Questo è l’atteggiamento di colui che, studiando il passato pretende di ricavarne un uso in funzione del presente o del futuro: è la storia ridotta ad uso di altro. Ed è la stessa logica che ha ispirato Berlinguer nel suo disegno teso dare centralità al Novecento: infatti tale scelta è stata giustificata con il (presunto) maggior interesse per il passato prossimo rispetto a quello remoto nonché con la “necessità” di comprendere le categorie politiche odierne.
Anche in questo caso la storia è ridotta “a strumento per fare altro”. Occorre liberare la storia da questa strumentalità (ideologica) ha ribadito Caspani, ma ciò non basta perché sul piano della didattica la storia sta subendo un nuovo attacco ideologico, peraltro attuato col pieno sostegno del ministero della pubblica istruzione, da cui esce snaturata e altrettanto mortificato è il suo insegnamento.

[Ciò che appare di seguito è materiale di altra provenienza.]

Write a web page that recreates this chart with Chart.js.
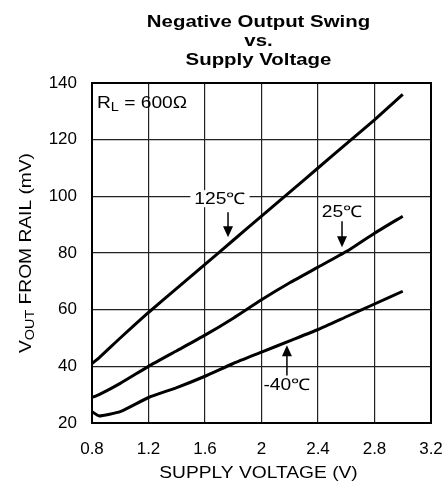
<!DOCTYPE html>
<html>
<head>
<meta charset="utf-8">
<script src="https://cdn.jsdelivr.net/npm/chart.js@4/dist/chart.umd.min.js"></script>
<style>
  html, body { margin: 0; padding: 0; background: #fff; }
  #wrap { width: 446px; height: 487px; }
</style>
</head>
<body>
<div id="wrap"><canvas id="chartSwing"></canvas></div>
<script>
const supplyVoltage = [0.8, 0.85, 1.0, 1.2, 1.4, 1.6, 1.8, 2.0, 2.2, 2.4, 2.6, 2.8, 3.0];
const swing125 = [41, 43, 50, 59, 67.5, 76, 84.5, 93, 101.5, 110, 118.5, 127, 136];
const swing25 = [29, 30, 34, 40, 45.5, 51, 57, 63.5, 69.5, 75, 80.5, 87, 93];
const swingMinus40 = [24, 22.5, 24, 29, 32.5, 36.5, 41, 45, 49, 53, 57.5, 62, 66.5];

const xTicks = [0.8, 1.2, 1.6, 2.0, 2.4, 2.8, 3.2];
const xTickLabels = ['0.8', '1.2', '1.6', '2', '2.4', '2.8', '3.2'];
const yTicks = [20, 40, 60, 80, 100, 120, 140];

const titleLines = ['Negative Output Swing', 'vs.', 'Supply Voltage'];
const FONT = 'Arial, "Liberation Sans", sans-serif';
const STRETCH = 1.2;

const toPoints = (ys) => supplyVoltage.map((x, i) => ({ x, y: ys[i] }));

// labels + arrows: [text, labelX, labelY, arrowX, arrowFromY, arrowToY, whiteBox]
const curveNotes = [
  ['125\u2103', 1.706, 99, 1.763, 94.4, 85.6, true],
  ['25\u2103', 2.57, 94.4, 2.57, 91.2, 82, false],
  ['-40\u2103', 2.18, 33.3, 2.18, 36.8, 47.4, false],
];

// text drawn a bit wider, like the original print
function wideText(ctx, text, x, y, align) {
  const w = ctx.measureText(text).width * STRETCH;
  let left = x;
  if (align === 'center') left = x - w / 2;
  if (align === 'right') left = x - w;
  ctx.save();
  ctx.textAlign = 'left';
  ctx.translate(left, y);
  ctx.scale(STRETCH, 1);
  ctx.fillText(text, 0, 0);
  ctx.restore();
  return w;
}

function wideRuns(ctx, runs, x, y, align) {
  let total = 0;
  runs.forEach(([t, f]) => { ctx.font = f; total += ctx.measureText(t).width * STRETCH; });
  let px = align === 'center' ? x - total / 2 : x;
  runs.forEach(([t, f, dy]) => {
    ctx.font = f;
    px += wideText(ctx, t, px, y + dy, 'left');
  });
}

const overlay = {
  id: 'overlay',
  afterDraw(chart) {
    const { ctx, chartArea: a, scales: { x, y } } = chart;
    ctx.save();
    ctx.fillStyle = '#000';
    ctx.textBaseline = 'middle';
    const cx = (a.left + a.right) / 2 - 3;

    // title
    ctx.font = `bold 17px ${FONT}`;
    titleLines.forEach((t, i) => wideText(ctx, t, cx, 22 + i * 19, 'center'));

    // x axis title
    ctx.font = `16px ${FONT}`;
    wideText(ctx, 'SUPPLY VOLTAGE (V)', cx, 474, 'center');

    const big = `16px ${FONT}`, small = `12px ${FONT}`;

    // y axis title with subscript
    ctx.save();
    ctx.translate(25, 253);
    ctx.rotate(-Math.PI / 2);
    ctx.textBaseline = 'alphabetic';
    wideRuns(ctx, [['V', big, 0], ['OUT', small, 3], [' FROM RAIL (mV)', big, 0]], 0, 6, 'center');
    ctx.restore();

    // R_L label
    ctx.textBaseline = 'alphabetic';
    wideRuns(ctx, [['R', big, 0], ['L', small, 3], [' = 600\u03A9', big, 0]], a.left + 5, 108, 'left');

    // curve notes
    curveNotes.forEach(([text, lx, ly, ax, ay0, ay1, box]) => {
      const tx = x.getPixelForValue(lx);
      const ty = y.getPixelForValue(ly);
      ctx.font = `16px ${FONT}`;
      ctx.textBaseline = 'middle';
      if (box) {
        const tw = ctx.measureText(text).width * STRETCH;
        ctx.fillStyle = '#fff';
        ctx.fillRect(tx - tw / 2 - 4, ty - 9, tw + 8, 17);
        ctx.fillStyle = '#000';
      }
      wideText(ctx, text, tx, ty, 'center');

      const axp = x.getPixelForValue(ax);
      const y0 = y.getPixelForValue(ay0);
      const y1 = y.getPixelForValue(ay1);
      const dir = y1 > y0 ? 1 : -1;
      ctx.strokeStyle = '#000';
      ctx.lineWidth = 1.5;
      ctx.beginPath();
      ctx.moveTo(axp, y0);
      ctx.lineTo(axp, y1 - dir * 8);
      ctx.stroke();
      ctx.beginPath();
      ctx.moveTo(axp, y1);
      ctx.lineTo(axp - 5, y1 - dir * 11);
      ctx.lineTo(axp + 5, y1 - dir * 11);
      ctx.closePath();
      ctx.fill();
    });

    // plot frame
    ctx.strokeStyle = '#000';
    ctx.lineWidth = 2;
    ctx.strokeRect(a.left, a.top, a.right - a.left, a.bottom - a.top);
    ctx.restore();
  },
};

const lineStyle = {
  borderColor: '#000',
  backgroundColor: '#000',
  borderWidth: 3,
  pointRadius: 0,
  tension: 0.15,
  fill: false,
};

new Chart(document.getElementById('chartSwing').getContext('2d'), {
  type: 'line',
  data: {
    datasets: [
      { label: '125C', data: toPoints(swing125), ...lineStyle },
      { label: '25C', data: toPoints(swing25), ...lineStyle },
      { label: '-40C', data: toPoints(swingMinus40), ...lineStyle },
    ],
  },
  options: {
    responsive: true,
    maintainAspectRatio: false,
    animation: false,
    layout: { padding: { top: 83, right: 15, bottom: 0, left: 0 } },
    scales: {
      x: {
        type: 'linear',
        min: 0.8,
        max: 3.2,
        afterBuildTicks: (scale) => { scale.ticks = xTicks.map((v) => ({ value: v })); },
        afterFit: (scale) => {
          scale.height = 64;
          scale.paddingLeft = 0;
          scale.paddingRight = 0;
        },
        grid: { color: '#222', lineWidth: 1.2, drawTicks: false },
        border: { display: false },
        ticks: {
          color: '#000',
          font: { family: FONT, size: 17 },
          padding: 16,
          maxRotation: 0,
          callback: (v, i) => xTickLabels[i],
        },
      },
      y: {
        min: 20,
        max: 140,
        afterBuildTicks: (scale) => { scale.ticks = yTicks.map((v) => ({ value: v })); },
        afterFit: (scale) => {
          scale.width = 92;
          scale.paddingTop = 0;
          scale.paddingBottom = 0;
        },
        grid: { color: '#222', lineWidth: 1.2, drawTicks: false },
        border: { display: false },
        ticks: {
          color: '#000',
          font: { family: FONT, size: 17 },
          padding: 15,
        },
      },
    },
    plugins: {
      legend: { display: false },
      title: { display: false },
      tooltip: { enabled: false },
    },
  },
  plugins: [overlay],
});
</script>
</body>
</html>
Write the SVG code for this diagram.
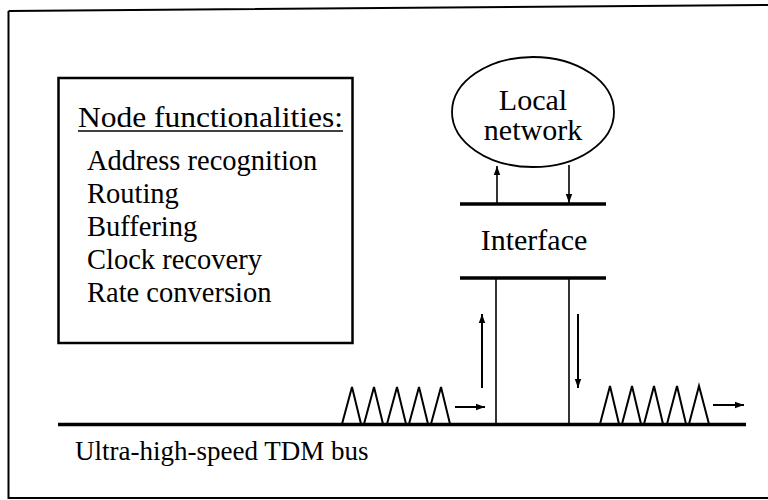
<svg xmlns="http://www.w3.org/2000/svg" width="768" height="500" viewBox="0 0 768 500">
<style>
text{font-family:'Liberation Serif','Times New Roman','DejaVu Serif',serif;fill:#000}
.t30{font-size:30px}
.t28{font-size:28.5px}
.t27{font-size:27px}
.thin{stroke:#000;stroke-width:1.6;fill:none}
.arr{stroke:#000;stroke-width:2;fill:none}
.bar{stroke:#000;stroke-width:3.5;fill:none}
.tri{stroke:#000;stroke-width:2;fill:none;stroke-linejoin:miter}
</style>
<defs>
<marker id="ah" markerUnits="userSpaceOnUse" markerWidth="10" markerHeight="8" refX="9" refY="4" orient="auto">
<path d="M0,0.8 L9,4 L0,7.2 Z" fill="#000"/>
</marker>
</defs>
<rect width="768" height="500" fill="#fff"/>
<path id="frame" d="M8.5,11 L770,5 M8.5,11 L8.5,498 L770,498" stroke="#000" stroke-width="2" fill="none"/>

<g id="functions">
<rect x="58.5" y="78" width="294" height="265" fill="none" stroke="#000" stroke-width="2.5"/>
<text class="t30" x="78" y="127" textLength="265" lengthAdjust="spacingAndGlyphs">Node functionalities:</text>
<line x1="78" y1="131" x2="343" y2="131" stroke="#000" stroke-width="1.5"/>
<text class="t28" x="87" y="170">Address recognition</text>
<text class="t28" x="87" y="203">Routing</text>
<text class="t28" x="87" y="236">Buffering</text>
<text class="t28" x="87" y="269">Clock recovery</text>
<text class="t28" x="87" y="302">Rate conversion</text>
</g>

<g id="local-network">
<ellipse cx="533" cy="112" rx="81" ry="55" fill="none" stroke="#000" stroke-width="1.8"/>
<text class="t30" x="533" y="110" text-anchor="middle">Local</text>
<text class="t30" x="533" y="140" text-anchor="middle">network</text>
</g>

<g id="interface">
<line class="bar" x1="460" y1="204" x2="606" y2="204"/>
<text class="t30" x="534" y="250" text-anchor="middle">Interface</text>
<line class="bar" x1="460" y1="278" x2="606" y2="278"/>
</g>

<g id="bus">
<line x1="58" y1="424.5" x2="746" y2="424.5" stroke="#000" stroke-width="3.5"/>
<text class="t27" x="75" y="460">Ultra-high-speed TDM bus</text>
<path class="tri" d="M342,424 L352,387 L361,424 M364,424 L374,387 L383,424 M387,424 L397,387 L406,424 M409,424 L419,387 L428,424 M431,424 L441,387 L450,424"/>
<path class="tri" d="M600,424 L610,386 L619,424 M622,424 L632,386 L641,424 M644,424 L654,386 L663,424 M667,424 L677,386 L686,424 M689,424 L699,386 L709,424"/>
</g>

<g id="connectors">
<line class="thin" x1="496" y1="278" x2="496" y2="424"/>
<line class="thin" x1="569" y1="278" x2="569" y2="424"/>
<line class="arr" x1="482" y1="388" x2="482" y2="314" marker-end="url(#ah)"/>
<line class="arr" x1="578" y1="314" x2="578" y2="388" marker-end="url(#ah)"/>
<line class="thin" x1="497" y1="203" x2="497" y2="166" marker-end="url(#ah)"/>
<line class="thin" x1="569" y1="165" x2="569" y2="203" marker-end="url(#ah)"/>
<line class="arr" x1="455" y1="407" x2="485" y2="407" marker-end="url(#ah)"/>
<line class="arr" x1="713" y1="405" x2="744" y2="405" marker-end="url(#ah)"/>
</g>
</svg>
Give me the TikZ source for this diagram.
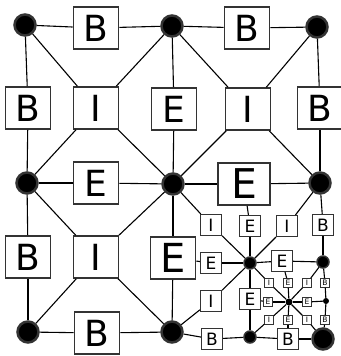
\documentclass[tikz,border=0pt]{standalone}
\usepackage{fontspec}
\setmainfont{DejaVu Sans}
\usepackage{tikz}

\begin{document}
\begin{tikzpicture}[x=1pt, y=-1pt,
 vbig/.style={circle, fill=black, draw=black!80, line width=2.5pt, minimum size=21pt, inner sep=0pt},
 vmid/.style={circle, fill=black, draw=black!80, line width=1.5pt, minimum size=12pt, inner sep=0pt},
 vsmall/.style={circle, fill=black, inner sep=0pt, minimum size=7pt},
 lab/.style={draw=black!80, fill=white, line width=1.6pt, minimum width=45pt, minimum height=42pt, inner sep=0pt, font=\fontsize{36}{38}\selectfont},
 labbig/.style={lab, minimum width=52pt, line width=2pt, font=\fontsize{41}{44}\selectfont},
 labmid/.style={draw=black!80, fill=white, line width=1.1pt, minimum size=21pt, inner sep=0pt, font=\fontsize{17}{19}\selectfont},
 labsmall/.style={draw=black!80, fill=white, line width=0.7pt, minimum size=9pt, inner sep=0pt, font=\fontsize{7.5}{8}\selectfont},
 link/.style={line width=1.1pt}
]
\useasboundingbox (0,0) rectangle (340,356);

% coarse vertices
\node[vbig] (v00) at (25,25) {};
\node[vbig] (v10) at (172,26) {};
\node[vbig] (v20) at (317,27) {};
\node[vbig] (v01) at (27,183) {};
\node[vbig] (v11) at (173,184) {};
\node[vbig] (v21) at (320,183) {};
\node[vbig] (v02) at (28,332) {};
\node[vbig] (v12) at (172,332) {};
\node[vbig] (v22) at (323,339) {};

% first refinement
\node[vmid] (m11) at (250,263) {};
\node[vmid] (m21) at (323,262) {};
\node[vmid] (m12) at (250,337) {};

% second refinement
\node[vsmall] (c22) at (289,302) {};
\node[vsmall, minimum size=6pt] (r22) at (326,301) {};

% coarse labels
\node[lab] (bT1) at (96,28) {B};
\node[lab] (bT2) at (247,28) {B};
\node[lab] (bL1) at (28,108) {B};
\node[lab] (bR1) at (320,108) {B};
\node[lab] (iA) at (96,108) {I};
\node[lab] (eT) at (174,109) {E};
\node[lab] (iB) at (248,109) {I};
\node[lab] (eL) at (96,183) {E};
\node[labbig] (eR) at (244,184) {E};
\node[lab] (bL2) at (28,257) {B};
\node[lab] (iC) at (96,257) {I};
\node[lab, font=\fontsize{40}{42}\selectfont] (eB) at (173,258) {E};
\node[lab] (bB1) at (97,333) {B};

% first refinement labels
\node[labmid] (i1a) at (211,225) {I};
\node[labmid] (e1a) at (250,226) {E};
\node[labmid] (i1b) at (287,226) {I};
\node[labmid] (b1a) at (323,225) {B};
\node[labmid] (e1b) at (211,263) {E};
\node[labmid] (e1c) at (282,261) {E};
\node[labmid] (i1c) at (211,301) {I};
\node[labmid] (e1d) at (250,299) {E};
\node[labmid] (b1b) at (212,339) {B};
\node[labmid] (b1c) at (288,339) {B};

% second refinement labels
\node[labsmall] (i2a) at (269,283) {I};
\node[labsmall] (e2a) at (288,283) {E};
\node[labsmall] (i2b) at (307,283) {I};
\node[labsmall] (b2a) at (325,283) {B};
\node[labsmall] (e2b) at (268,302) {E};
\node[labsmall] (e2c) at (307,302) {E};
\node[labsmall] (i2c) at (269,320) {I};
\node[labsmall] (e2d) at (288,320) {E};
\node[labsmall] (i2d) at (307,320) {I};
\node[labsmall] (b2b) at (325,320) {B};

% coarse connectors
\draw[link] (v00) -- (bT1);
\draw[link] (bT1) -- (v10);
\draw[link] (v10) -- (bT2);
\draw[link] (bT2) -- (v20);
\draw[link] (v00) -- (bL1);
\draw[link] (bL1) -- (v01);
\draw[link] (v20) -- (bR1);
\draw[link] (bR1) -- (v21);
\draw[link] (v10) -- (eT);
\draw[link] (eT) -- (v11);
\draw[link] (v01) -- (eL);
\draw[link] (eL) -- (v11);
\draw[link] (v11) -- (eR);
\draw[link] (eR) -- (v21);
\draw[link] (v01) -- (bL2);
\draw[link] (bL2) -- (v02);
\draw[link] (v11) -- (eB);
\draw[link] (eB) -- (v12);
\draw[link] (v02) -- (bB1);
\draw[link] (bB1) -- (v12);
\draw[link] (iA) -- (v00);
\draw[link] (iA) -- (v10);
\draw[link] (iA) -- (v01);
\draw[link] (iA) -- (v11);
\draw[link] (iB) -- (v10);
\draw[link] (iB) -- (v20);
\draw[link] (iB) -- (v11);
\draw[link] (iB) -- (v21);
\draw[link] (iC) -- (v01);
\draw[link] (iC) -- (v11);
\draw[link] (iC) -- (v02);
\draw[link] (iC) -- (v12);

% first refinement connectors
\draw[link] (v11) -- (i1a);
\draw[link] (i1a) -- (m11);
\draw[link] (eR) -- (e1a);
\draw[link] (e1a) -- (m11);
\draw[link] (v21) -- (i1b);
\draw[link] (i1b) -- (m11);
\draw[link] (v21) -- (b1a);
\draw[link] (b1a) -- (m21);
\draw[link] (eB) -- (e1b);
\draw[link] (e1b) -- (m11);
\draw[link] (m11) -- (e1c);
\draw[link] (e1c) -- (m21);
\draw[link] (m11) -- (i1c);
\draw[link] (i1c) -- (v12);
\draw[link] (m11) -- (e1d);
\draw[link] (e1d) -- (m12);
\draw[link] (v12) -- (b1b);
\draw[link] (b1b) -- (m12);
\draw[link] (m12) -- (b1c);
\draw[link] (b1c) -- (v22);

% second refinement connectors
\draw[link] (m11) -- (i2a);
\draw[link] (i2a) -- (c22);
\draw[link] (e1c) -- (e2a);
\draw[link] (e2a) -- (c22);
\draw[link] (m21) -- (i2b);
\draw[link] (i2b) -- (c22);
\draw[link] (m21) -- (b2a);
\draw[link] (b2a) -- (r22);
\draw[link] (e1d) -- (e2b);
\draw[link] (e2b) -- (c22);
\draw[link] (c22) -- (e2c);
\draw[link] (e2c) -- (r22);
\draw[link] (m12) -- (i2c);
\draw[link] (i2c) -- (c22);
\draw[link] (c22) -- (e2d);
\draw[link] (e2d) -- (b1c);
\draw[link] (v22) -- (i2d);
\draw[link] (i2d) -- (c22);
\draw[link] (r22) -- (b2b);
\draw[link] (b2b) -- (v22);
\end{tikzpicture}
\end{document}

Infatti la didattica modulare rende impossibile studiare la storia come successione di eventi che di fatto abolisce e fa passare un immagine della storia insegnata non “come un sapere che permette di incontrare i fatti, gli eventi del passato umano, ma come una costruzione mentale, un insieme di procedimenti, di mappe mentali, concettuali, di operazioni metodologiche, sganciato dalla cronologia”.
Ed anche in questo caso la storia finisce per diventare “qualcos’altro”.